Tableau CEO Adam Selipsky will return to AWS in May and take over as CEO later this year.
The former AWS VP ran AWS' sales, marketing and support for 11 years before becoming CEO of Tableau in 2016. Selipsky ran the business intelligence and analytics software vendor for the last four and a half years, through the company's acquisition by Salesforce in 2019 -- one of the largest acquisitions in history.
Under his tenure as CEO, Tableau's value quadrupled through strategic moves such as a transition from perpetual licenses to subscription licensing. He has remained Tableau's CEO and has served as member of Salesforce's executive team.
In a note to employees made public on AWS' blog, Andy Jassy said he brings "strong judgment, customer obsession, team building, demand generation, and CEO experience to an already very strong AWS leadership team. And, having been in such a senior role at AWS for 11 years, he knows our culture and business well."
Selipsky and Jassy will work on a transition together for several weeks after his return, with the CEO appointment becoming official sometime in the third quarter, according to the blog.
The note continued that less than 5% of the global IT spend is in the cloud today, and the market will continue to grow providing massive opportunity for Amazon's cloud business.
AWS logged a $51 billion revenue run rate in 2020, with growth of 28%, according to the company. It remains by far the leader in public cloud infrastructure services ahead of Microsoft and Google, with 30% overall market share, according to data released by Synergy Research Group last month. However, Microsoft grew its Azure market share from 10% to 20% over the last several years, Synergy said.
While the cloud hyperscalers are in the same general business, they're taking somewhat different strategic approaches. AWS is known for its torrid pace of new features and services, while Microsoft has capitalized on its massive installed base for Office and other business applications.
Google Cloud, which initially targeted mostly individual developers, now specializes in big data analytics and machine learning, and appointed former Oracle executive Thomas Kurian CEO in a bid to gain more large enterprise accounts.
Selipsky's experience could inform the strategy he pursues as AWS CEO, such as a push into business applications, of which AWS has relatively few. He could also take the company into the multi-cloud discussion with a product like Google Anthos, a container management platform that allows customers to run workloads across on-premises and public cloud environments apart from Google Cloud. Microsoft's newer Azure Arc has similar intent.
Andy JassyCEO, Amazon
AWS did launch Amazon EKS and ECS, which brings its two container management platforms to customers' on-premises environments, but a broader multi-cloud move has yet to surface.

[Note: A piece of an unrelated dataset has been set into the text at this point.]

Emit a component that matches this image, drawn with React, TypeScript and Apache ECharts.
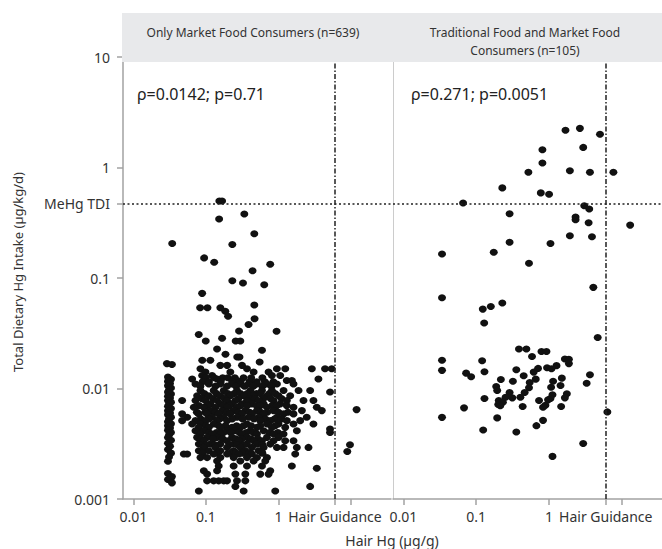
import React, { useEffect, useRef } from 'react';
import * as echarts from 'echarts';

// ---- reference values ----
const TDI = 0.47; // MeHg TDI (µg/kg/d)
const HAIR_GUIDANCE = 6; // µg/g
const yTickValues = [0.001, 0.01, 0.1, TDI, 1, 10];
const xLabelValues = [0.01, 0.1, 1, HAIR_GUIDANCE];
const xTickValues = [0.01, 0.1, 1, HAIR_GUIDANCE, 10];
const panelTitles = [['Only Market Food Consumers (n=639)'], ['Traditional Food and Market Food', 'Consumers (n=105)']];
const correlationTexts = ['ρ=0.0142; p=0.71', 'ρ=0.271; p=0.0051'];
const xTitle = 'Hair Hg (µg/g)';
const yTitle = 'Total Dietary Hg Intake (µg/kg/d)';

// ---- left panel: Only Market Food Consumers ----
const leftSparseHair = [0.153, 0.167, 0.338, 0.152, 0.464, 0.0343, 0.231, 0.0944, 0.13, 0.769, 0.439, 0.231, 0.324, 0.636, 0.0887, 0.0832, 0.105, 0.158, 0.185, 0.202, 0.464, 0.468, 0.387, 0.286, 0.94, 0.0796, 0.0994, 0.167, 0.257, 0.298, 0.1425, 0.592, 11.9, 9.66, 8.87];
const leftSparseIntake = [0.498, 0.498, 0.38, 0.342, 0.251, 0.205, 0.201, 0.152, 0.139, 0.133, 0.1165, 0.0945, 0.09, 0.087, 0.0726, 0.0537, 0.0537, 0.0537, 0.0501, 0.0451, 0.0569, 0.0427, 0.038, 0.0332, 0.033, 0.0308, 0.0269, 0.0285, 0.0269, 0.0269, 0.0228, 0.0222, 0.00644, 0.0031, 0.00269];

const leftStripeIntake = [0.0168, 0.0165, 0.0127, 0.0121, 0.0116, 0.0111, 0.0106, 0.0101, 0.0097, 0.0093, 0.0089, 0.0085, 0.0082, 0.0078, 0.0075, 0.0072, 0.0069, 0.0066, 0.0063, 0.006, 0.0058, 0.0055, 0.0053, 0.005, 0.0048, 0.0046, 0.0044, 0.0042, 0.004, 0.0038, 0.0036, 0.0034, 0.0032, 0.003, 0.0028, 0.0026, 0.0024, 0.0022, 0.0017, 0.0016, 0.00155, 0.0015, 0.0014];
const leftStripeHair = [0.029, 0.034, 0.03, 0.033, 0.03, 0.032, 0.03, 0.033, 0.031, 0.03, 0.033, 0.03, 0.032, 0.03, 0.033, 0.031, 0.03, 0.033, 0.03, 0.032, 0.03, 0.033, 0.031, 0.03, 0.033, 0.03, 0.032, 0.03, 0.033, 0.031, 0.03, 0.033, 0.03, 0.032, 0.03, 0.033, 0.031, 0.03, 0.03, 0.034, 0.033, 0.03, 0.034];

const leftRowIntake = [0.0204, 0.0193, 0.018, 0.0174, 0.0162, 0.0151, 0.0141, 0.0131, 0.0125, 0.0122, 0.0118, 0.0115, 0.011, 0.0105, 0.00959, 0.0093, 0.009, 0.0086, 0.0081, 0.00778, 0.00726, 0.007, 0.00677, 0.00631, 0.0061, 0.00589, 0.00549, 0.0053, 0.00512, 0.00477, 0.0046, 0.00445, 0.0043, 0.00415, 0.004, 0.004, 0.00387, 0.00361, 0.0035, 0.00337, 0.00314, 0.0031, 0.00293, 0.00273, 0.0026, 0.00255, 0.00237, 0.00221, 0.00199, 0.0019, 0.0018, 0.00168, 0.00146, 0.0013, 0.00118];
const leftRowHair = [
  [0.186],
  [0.27, 0.29],
  [0.089, 0.115],
  [0.55],
  [0.158, 0.196, 0.314],
  [0.084, 0.368, 0.95, 1.24, 2.88, 4.38, 5.41],
  [0.0985, 0.217, 0.454, 0.73],
  [0.0887, 0.1216, 0.811, 1.056],
  [0.1, 0.13, 0.17, 0.2, 0.25, 0.33, 0.42, 0.6],
  [0.0646, 0.1425, 3.55],
  [0.268, 1.3, 1.53],
  [0.09, 0.11, 0.16, 0.23, 0.3, 0.4, 0.5, 0.65, 0.85],
  [0.0718, 0.1095, 0.158, 0.229, 0.298, 0.388, 0.505, 0.693, 0.951, 1.61],
  [0.084, 0.135, 0.195, 0.26, 0.34, 0.45, 0.6, 0.8],
  [0.0841, 0.128, 0.176, 0.268, 0.409, 0.592, 0.811, 1.174, 1.89, 2.73],
  [5.13],
  [0.095, 0.14, 0.2, 0.245, 0.3, 0.37, 0.5, 0.56, 0.75, 0.9],
  [0.0757, 0.1095, 0.158, 0.217, 0.331, 0.454, 0.693, 1.0, 1.449],
  [0.088, 0.125, 0.18, 0.28, 0.4, 0.47, 0.62, 0.78, 1.1],
  [0.047, 0.0718, 0.0985, 0.1425, 0.1955, 0.2545, 0.368, 0.532, 0.855, 1.304, 2.21, 3.03],
  [0.1154, 0.158, 0.229, 0.314, 0.431, 0.624, 1.056],
  [0.08, 0.105, 0.175, 0.21, 0.3, 0.37, 0.5, 0.56, 0.82, 0.95, 1.3],
  [0.0681, 0.0935, 0.135, 0.1955, 0.268, 0.693, 1.61, 3.37],
  [0.1154, 0.167, 0.241, 0.349, 0.505, 0.855, 2.1, 3.95],
  [0.075, 0.098, 0.135, 0.195, 0.28, 0.4, 0.57, 0.7, 1.0, 1.35],
  [0.047, 0.0798, 0.1038, 0.15, 0.217, 0.314, 0.431, 0.624, 1.174, 1.61],
  [0.0552, 0.1216, 0.176, 0.268, 0.388, 0.532, 0.951, 2.45],
  [0.085, 0.11, 0.155, 0.23, 0.32, 0.46, 0.66, 0.88, 1.1],
  [0.047, 0.0718, 0.0985, 0.1425, 0.1955, 0.561, 0.77, 1.304, 1.99],
  [0.0646, 0.0841, 0.128, 0.368, 0.693, 1.0, 1.61, 3.03],
  [0.1, 0.15, 0.185, 0.265, 0.33, 0.42, 0.56, 0.9],
  [0.0798, 0.1095, 0.158, 0.229, 0.298, 0.505, 0.811, 1.237],
  [5.13],
  [0.0718, 0.0935, 0.1955, 0.2545, 0.409, 0.624, 1.79],
  [5.13],
  [0.11, 0.14, 0.175, 0.22, 0.29, 0.36, 0.45, 0.75, 0.98],
  [0.0841, 0.1216, 0.158, 0.314, 0.505, 0.855, 1.174],
  [0.0757, 0.1038, 0.1425, 0.229, 0.368, 0.693, 1.0],
  [0.085, 0.125, 0.17, 0.26, 0.31, 0.42, 0.52],
  [0.0935, 0.1955, 0.283, 0.454, 0.592, 0.855, 1.237, 1.61],
  [0.0798, 0.1154, 0.158, 0.241, 0.368, 0.505, 0.77],
  [0.1, 0.135, 0.21, 0.27, 0.33, 0.6],
  [0.0935, 0.135, 0.1955, 0.298, 0.431, 0.624, 0.951, 1.174, 1.79, 2.59],
  [0.0798, 0.1095, 0.158, 0.241, 0.349, 0.532],
  [0.09, 0.145, 0.22, 0.26, 0.32, 0.4, 0.6],
  [0.0496, 0.0552, 0.128, 0.1955, 0.283, 0.431, 1.7],
  [0.0841, 0.1038, 0.158, 0.241, 0.368, 0.505, 0.693],
  [0.1425, 0.298, 0.454, 0.657],
  [0.15, 0.241, 0.368, 0.592, 1.528],
  [3.37],
  [0.0935, 0.1425, 0.77],
  [0.1038, 0.2545, 0.349, 0.561, 0.73],
  [0.1038, 0.128, 0.15, 0.176, 0.1955, 0.268, 0.349],
  [0.2545, 2.73],
  [0.0798, 0.331, 0.902],
];

// ---- right panel: Traditional Food and Market Food Consumers ----
const rightHair = [1.68, 2.65, 5.0, 2.94, 0.81, 0.81, 0.52, 1.93, 3.64, 7.64, 0.228, 0.77, 1.0, 0.066, 3.04, 3.56, 0.287, 2.31, 2.31, 3.49, 12.97, 1.93, 3.88, 0.287, 1.045, 0.0339, 0.174, 0.53, 4.05, 0.0339, 0.123, 0.1585, 0.228, 0.1285, 4.65, 0.386, 0.488, 0.786, 0.921, 0.583, 0.0339, 0.1205, 1.648, 1.87, 1.87, 1.265, 0.938, 1.079, 0.0339, 0.1297, 0.0727, 0.0851, 0.355, 0.448, 0.705, 0.615, 3.64, 3.28, 1.497, 1.135, 0.656, 0.3187, 0.2178, 0.542, 0.53, 1.436, 1.066, 0.188, 0.194, 0.287, 0.462, 1.754, 1.114, 0.2528, 0.3128, 0.4035, 1.648, 1.045, 0.1297, 0.728, 0.968, 0.204, 0.232, 0.2005, 0.2138, 0.891, 0.826, 0.4337, 1.464, 0.068, 6.31, 0.0339, 0.194, 0.826, 0.67, 0.1245, 0.355, 2.94, 1.114];
const rightIntake = [2.17, 2.26, 2.0, 1.52, 1.45, 1.1, 0.906, 0.933, 0.906, 0.906, 0.654, 0.589, 0.572, 0.478, 0.451, 0.421, 0.382, 0.356, 0.337, 0.316, 0.301, 0.241, 0.236, 0.211, 0.205, 0.165, 0.171, 0.136, 0.0823, 0.0662, 0.0523, 0.0553, 0.0593, 0.0392, 0.0289, 0.0228, 0.0228, 0.0216, 0.0216, 0.0195, 0.018, 0.01786, 0.01846, 0.01836, 0.0168, 0.0161, 0.01543, 0.0151, 0.01459, 0.01419, 0.01377, 0.01277, 0.0148, 0.01304, 0.0152, 0.01407, 0.01333, 0.01117, 0.01241, 0.01165, 0.01215, 0.01165, 0.01207, 0.01135, 0.01014, 0.01064, 0.01028, 0.01042, 0.0096, 0.0092, 0.0092, 0.00895, 0.00877, 0.00834, 0.00823, 0.00834, 0.00823, 0.00811, 0.00811, 0.00778, 0.00789, 0.00778, 0.0075, 0.00716, 0.00697, 0.00705, 0.00676, 0.00686, 0.00686, 0.00668, 0.00614, 0.00548, 0.00542, 0.00515, 0.00461, 0.00421, 0.00404, 0.00318, 0.00243];

const FONT = '"Noto Sans", "Open Sans", sans-serif';
const TEXT = '#333333';
const AXIS = '#a2a2a2';

function zip(xs: number[], ys: number[]): number[][] {
  const out: number[][] = [];
  const n = Math.min(xs.length, ys.length);
  for (let i = 0; i < n; i++) out.push([xs[i], ys[i]]);
  return out;
}

function buildLeft(): number[][] {
  const pts = [...zip(leftSparseHair, leftSparseIntake), ...zip(leftStripeHair, leftStripeIntake)];
  leftRowIntake.forEach((y, i) => {
    (leftRowHair[i] || []).forEach((x) => pts.push([x, y]));
  });
  return pts;
}

const near = (v: number, t: number) => Math.abs(v - t) < 1e-6 * Math.max(1, t);
const fmtNum = (v: number) => String(+Number(v).toPrecision(3));

export default function App() {
  const ref = useRef<HTMLDivElement>(null);
  useEffect(() => {
    if (!ref.current) return;
    const chart = echarts.init(ref.current, undefined, { renderer: 'svg' });

    const grids = [
      { left: 123, top: 57, width: 268, height: 442 },
      { left: 393, top: 57, width: 269, height: 442 },
    ];

    const xAxes = [0, 1].map((i) => ({
      type: 'log',
      logBase: 10,
      gridIndex: i,
      min: 0.0072,
      max: 35.5,
      axisLine: { show: true, onZero: false, lineStyle: { color: AXIS, width: 1.5 } },
      axisTick: { show: true, length: 6, customValues: xTickValues, lineStyle: { color: AXIS, width: 1.5 } },
      axisLabel: {
        customValues: xLabelValues,
        margin: 10,
        color: TEXT,
        fontSize: 14,
        fontFamily: FONT,
        formatter: (v: number) => (near(v, HAIR_GUIDANCE) ? 'Hair Guidance' : fmtNum(v)),
      },
      splitLine: { show: false },
      minorTick: { show: false },
    }));

    const yAxes = [
      {
        type: 'log',
        logBase: 10,
        gridIndex: 0,
        min: 0.001,
        max: 10,
        axisLine: { show: true, onZero: false, lineStyle: { color: AXIS, width: 1.5 } },
        axisTick: { show: true, length: 6, customValues: yTickValues, lineStyle: { color: AXIS, width: 1.5 } },
        axisLabel: {
          customValues: yTickValues,
          margin: 13,
          color: TEXT,
          fontSize: 14,
          fontFamily: FONT,
          formatter: (v: number) => (near(v, TDI) ? 'MeHg TDI' : fmtNum(v)),
        },
        splitLine: { show: false },
      },
      {
        type: 'log',
        logBase: 10,
        gridIndex: 1,
        min: 0.001,
        max: 10,
        axisLine: { show: true, onZero: false, lineStyle: { color: '#cccccc', width: 1 } },
        axisTick: { show: false },
        axisLabel: { show: false },
        splitLine: { show: false },
      },
    ];

    const markLine = {
      silent: true,
      symbol: 'none',
      label: { show: false },
      emphasis: { disabled: true },
      data: [
        { yAxis: TDI, lineStyle: { color: '#222', width: 1.5, type: [2, 2.5] } },
        { xAxis: HAIR_GUIDANCE, lineStyle: { color: '#222', width: 1.5, type: [5, 2, 1.5, 2] } },
      ],
    };

    const scatterBase = {
      type: 'scatter',
      symbol: 'circle',
      symbolSize: [8, 7],
      itemStyle: { color: '#111111', opacity: 1 },
      emphasis: { disabled: true },
      z: 3,
    };

    const graphics: any[] = [
      {
        type: 'rect',
        shape: { x: 122, y: 13, width: 540, height: 49 },
        style: { fill: '#e8e9eb' },
        z: 100,
      },
    ];
    const titleCenters = [253, 525];
    panelTitles.forEach((lines, i) => {
      lines.forEach((t, j) => {
        graphics.push({
          type: 'text',
          x: titleCenters[i],
          y: 32 + j * 18.5,
          z: 101,
          style: { text: t, fill: TEXT, font: `12px ${FONT}`, align: 'center', verticalAlign: 'middle' },
        });
      });
    });
    const corrX = [137, 411];
    correlationTexts.forEach((t, i) => {
      graphics.push({
        type: 'text',
        x: corrX[i],
        y: 94,
        z: 101,
        style: { text: t, fill: '#222', font: `16px ${FONT}`, align: 'left', verticalAlign: 'middle' },
      });
    });
    graphics.push({
      type: 'text',
      x: 392,
      y: 540,
      z: 101,
      style: { text: xTitle, fill: TEXT, font: `14px ${FONT}`, align: 'center', verticalAlign: 'middle' },
    });
    graphics.push({
      type: 'text',
      x: 18,
      y: 272,
      rotation: Math.PI / 2,
      z: 101,
      style: { text: yTitle, fill: TEXT, font: `13px ${FONT}`, align: 'center', verticalAlign: 'middle' },
    });

    chart.setOption({
      animation: false,
      backgroundColor: '#ffffff',
      grid: grids.map((g) => ({ ...g, containLabel: false, outerBoundsMode: 'none' })),
      xAxis: xAxes,
      yAxis: yAxes,
      series: [
        { ...scatterBase, name: 'market', xAxisIndex: 0, yAxisIndex: 0, data: buildLeft(), markLine },
        { ...scatterBase, name: 'traditional', xAxisIndex: 1, yAxisIndex: 1, data: zip(rightHair, rightIntake), markLine },
      ],
      graphic: graphics,
    } as any);

    return () => chart.dispose();
  }, []);

  return <div ref={ref} style={{ position: 'fixed', left: 0, top: 0, width: 662, height: 549 }} />;
}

"It's OK they go slow as the cloud market leader, but will have to come around eventually," said Holger Mueller, an analyst at Constellation Research. "Better sooner than later."
Meanwhile, Selipsky's history with AWS makes his appointment as CEO less of a surprise, but analysts previously named a few internal candidates as possible successors to Jassy, including Peter DeSantis, SVP of AWS global infrastructure and customer support, and Matt Garman, VP of sales and marketing.
Selipsky is a solid choice for AWS CEO, said R "Ray" Wang, founder and CEO of Constellation Research. "He brings a strong skill set on growth, understands partnerships and has the stamina to keep up with Andy," Wang said.
That is not to say Selipsky has an easy job ahead of him, said Nick McQuire, an analyst at CCS Insight, a tech market analysis firm.
"One of the big challenges Selipsky faces is how well he manages, along with Jassy, the inevitable bumps in the road facing Amazon with issues like antitrust, workers' rights and employee activism on the rise," McQuire said. "The good news is, as an AWS alumnus, Selipsky will be considered a safe pair of hands which will reassure customers and help maintain trust in the AWS brand, which is crucial in light of these issues ahead."
AWS has a large partner program, both with ISVs and managed services providers, such as Ensono. While AWS has been a solid partner, there are areas where it can improve under Selipsky's leadership, said Brian Klingbeil, chief strategy officer at Ensono.
"We are currently seeing heavy client need for cost control, security and compliance, and [AWS] can provide deeply enhanced capabilities in those areas," he said.